Wielki Piątek w południe – wizyta w Katedrze Św. Patryka na Manhattanie. Zaskakująco dużo ludzi, zwłaszcza jeśli wziąć pod uwagę to, że Nowy Jork nadal niektórym kojarzy się ze współczesną sodomą i gomorą – vide prezydent Kaczyński, któremu pewien nowojorski gej – katolik zresztą – posłużył ostatnio za przykład moralnej zgnilizny płynącej z Zachodu… Św. Patryk to jednak najbardziej znany kościół katolicki w Nowym Jorku, więc gdyby świecił pustkami w Wielki Piątek, byłby to nieomylny znak, że koniec świata jest już bliski.
Natomiast wielkopiątkowe popołudnie spędziłam na Greenpoincie buszując po sklepach w poszukiwaniu kiełbasy do koszyczka ze święconką, baranka z cukru oraz makowca z jak największą ilością maku. Prawdziwy wielkanocny makowiec – to tylko ten „zrolowany”, w święta nie uznaję wynalazków kulinarnych w postaci serniko-makowca czy płaskiego makowca na kruchym spodzie.
Nie ma lepszego makowca niż ten z cukierni-kawiarni na Manhattan Ave. zaraz przy Citibanku – nie pamiętam jak się to miejsce nazywa – Cafe Rivera może?
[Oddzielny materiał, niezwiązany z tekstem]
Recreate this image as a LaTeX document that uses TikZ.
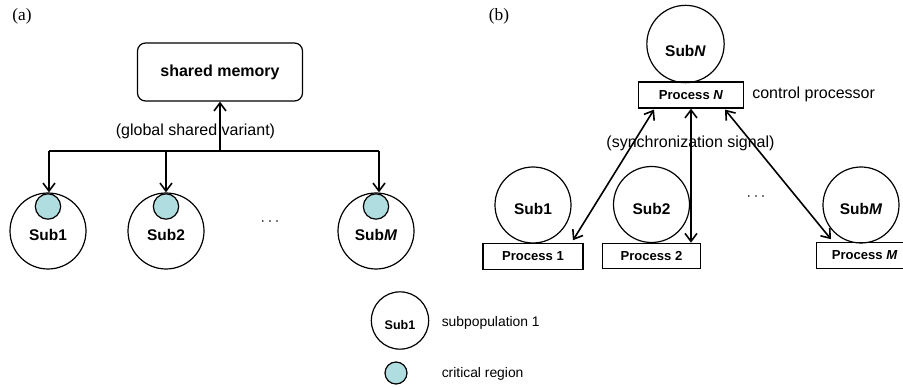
\documentclass[tikz,border=0pt]{standalone}
\usepackage{fontspec}
\setmainfont{Liberation Sans}
\newfontfamily\serifpanel{Liberation Serif}
\usetikzlibrary{arrows.meta,calc}
\definecolor{crit}{RGB}{176,221,224}
\tikzset{
  arr/.style={line width=1.2pt,-{Straight Barb[length=6pt,width=9pt,line width=1.2pt]}},
  darr/.style={line width=1.2pt,{Straight Barb[length=6pt,width=9pt,line width=1.2pt]}-{Straight Barb[length=6pt,width=9pt,line width=1.2pt]}},
  bigc/.style={circle,draw,line width=0.9pt,minimum size=57pt,inner sep=0pt},
  legc/.style={circle,draw,line width=0.9pt,minimum size=43pt,inner sep=0pt},
  smallc/.style={circle,draw,line width=0.9pt,fill=crit,minimum size=19pt,inner sep=0pt},
  sublab/.style={font=\fontsize{11.6pt}{13pt}\selectfont\bfseries,inner sep=0pt},
  proc/.style={draw,line width=0.9pt,font=\fontsize{9.8pt}{11pt}\selectfont\bfseries,inner sep=0pt},
  txt/.style={font=\fontsize{12pt}{14pt}\selectfont,inner sep=0pt},
  panel/.style={font=\fontsize{13pt}{15pt}\serifpanel,inner sep=0pt},
}
\begin{document}
\begin{tikzpicture}[x=0.75pt,y=-0.75pt]
\clip (0,0) rectangle (903,388);
\fill[white] (0,0) rectangle (903,388);
% ---------- panel (a)
\node[panel] (pa) at (22,16) {(a)};
\node[draw,rounded corners=6pt,line width=0.9pt,minimum width=123.75pt,minimum height=43.5pt,
      font=\fontsize{12pt}{14pt}\selectfont\bfseries] (mem) at (220,72) {shared memory};
\coordinate (hl) at (49,151);
\coordinate (hm) at (220,151);
\coordinate (hr) at (379,151);
\node[txt] (gsv) at (195.5,131.5) {(global shared variant)};
\node[bigc] (a1) at (48,231) {};
\node[bigc] (a2) at (166,231) {};
\node[bigc] (aM) at (376,231) {};
\node[smallc] (s1) at (48,206.5) {};
\node[smallc] (s2) at (166,206.5) {};
\node[smallc] (sM) at (376,206.5) {};
\node[sublab] at (48,235) {Sub1};
\node[sublab] at (166,235) {Sub2};
\node[sublab] at (376,235) {Sub\textit{M}};
\node[txt] (dotsa) at (270,222) {$\cdots$};
\draw[line width=1.2pt] (hl) -- (hr);
\draw[arr] (hm) -- (mem.south);
\draw[arr] (hl) -- (hl |- a1.north);
\draw[arr] (a2.north |- hl) -- (a2.north);
\draw[arr] (hr) -- (hr |- aM.north);
% ---------- panel (b)
\node[panel] (pb) at (499,16) {(b)};
\node[bigc,minimum size=58pt] (bN) at (685.5,44) {};
\node[sublab] at (685.5,50.5) {Sub\textit{N}};
\node[proc,minimum width=78.75pt,minimum height=19.5pt] (pN) at (691,95) {Process \textit{N}};
\node[txt,anchor=west] (cp) at (752,94) {control processor};
\node[txt] (sync) at (690.5,143.5) {(synchronization signal)};
\node[bigc] (b1) at (533,205) {};
\node[bigc] (b2) at (651.5,204.5) {};
\node[bigc] (bM) at (861,205) {};
\node[sublab] at (533,209) {Sub1};
\node[sublab] at (651.5,209) {Sub2};
\node[sublab] at (861,209) {Sub\textit{M}};
\node[proc,minimum width=75pt,minimum height=19pt] (p1) at (533,256.5) {Process 1};
\node[proc,minimum width=74pt,minimum height=19pt] (p2) at (651.5,256) {Process 2};
\node[proc,minimum width=75pt,minimum height=19pt,anchor=west] (pM) at (816,255.5) {\hspace*{-3pt}Process \textit{M}};
\node[txt] (dotsb) at (756,197) {$\cdots$};
\draw[darr] ($(pN.south)+(-37,1)$) -- ($(p1.north)+(40,-3)$);
\draw[darr] (pN.south) -- (pN.south |- p2.north);
\draw[darr] ($(pN.south)+(34,1)$) -- ($(pM.north west)+(15,-3)$);
% ---------- legend
\node[legc] (lc) at (400,320.5) {};
\node[sublab,font=\fontsize{9.4pt}{11pt}\selectfont\bfseries] at (400,325) {Sub1};
\node[txt,anchor=west,font=\fontsize{10.4pt}{12pt}\selectfont] (l1) at (441.5,322.5) {subpopulation 1};
\node[smallc,minimum size=16.5pt] (lsc) at (396,373) {};
\node[txt,anchor=west,font=\fontsize{10.4pt}{12pt}\selectfont] (l2) at (441.5,374) {critical region};
\end{tikzpicture}
\end{document}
W zwykłe dni artystyczna młodzież amerykańska pija tam kawę zagryzając croissantami, natomiast przed każdymi polskimi świętami kawiarniane stoliki są odsuwane na bok, żeby zrobić miejsce dla polskich klientów, którzy niewątpliwie ustawią się w kolejce po szarlotkę, sernik i mazurki. Oraz po ten najlepszy po naszej stronie Atlantyku makowiec, w którym nawet w „dupce” jest pełno maku i rodzynek.
W sobotę – święconka w kościele św. Stanisława Biskupa i Męczennika na Ozone Park, do którego od wielu lat dojeżdżam z mojej dzielnicy, co prawda – dość nieregularnie. Wieczorem – La Traviata w Metropolitan Opera z fantastyczną Ruth Ann Swenson w roli Violetty. A dzisiaj – czyli w niedzielę – kontynuacja. Jeszcze sama nie wiem czego.
Życzę wszystkim wesołych i spokojnych Świąt Wielkanocnych!
Agnieszka
Pani Agnieszko ja jestem pozeraczem drozdzowych babek,takich z duza iloscia rodzynek i powloka z lukru .Wesolych Swiat!
Babke drozdzowa tez kupilam w tej cukierni na Manhattan Ave. Bardzo dobra, ale nic nie pobije makowca:)
Wesolych Swiat!
Z wszystkich piekarni na Greenpoincie kiedys Rzeszowska byla nie do pobicia – ciasto tanie i dobre. Teraz zostalo juz tylko tanie:(
ja pewnei wypilam lokalny kool-aid,ale nic mnie nei przekona, ze sa lepsze makowce niz te z piekarni ‚rzeszowska’ – tez przy manhattan, tylko kawalek dalej, przy Java St. Zwykle dostaje sie je jeszcze cieple…
refleksje JKM na Wielki Piątek na stronie http://www.uprtv.pl
Zdjęcie numer jeden jest świetne! Bardzo dobra perspektywa, połączenie architektury neogotyckiej ze sztuką nowoczesną Atlas Statue.
Makowic bardziej kojrzy mi się z Bożym Narodzeniem, ale ostatno się zraziłam, bo jest coraz mniej maku i przysłowiowa ‚dupka’ jest sucha i kilkucentymetrowa ;/
Ciekawa jestem wrażeń z przedstawienia w METcie!
Rzeszowska jest OK, nadal tam kupuje od czasu do czasu – kiedys nie uznawalam innego ciasta niz z Rzeszowskiej. Ale Cafe Rivera (?) jest po prostu fantastyczna.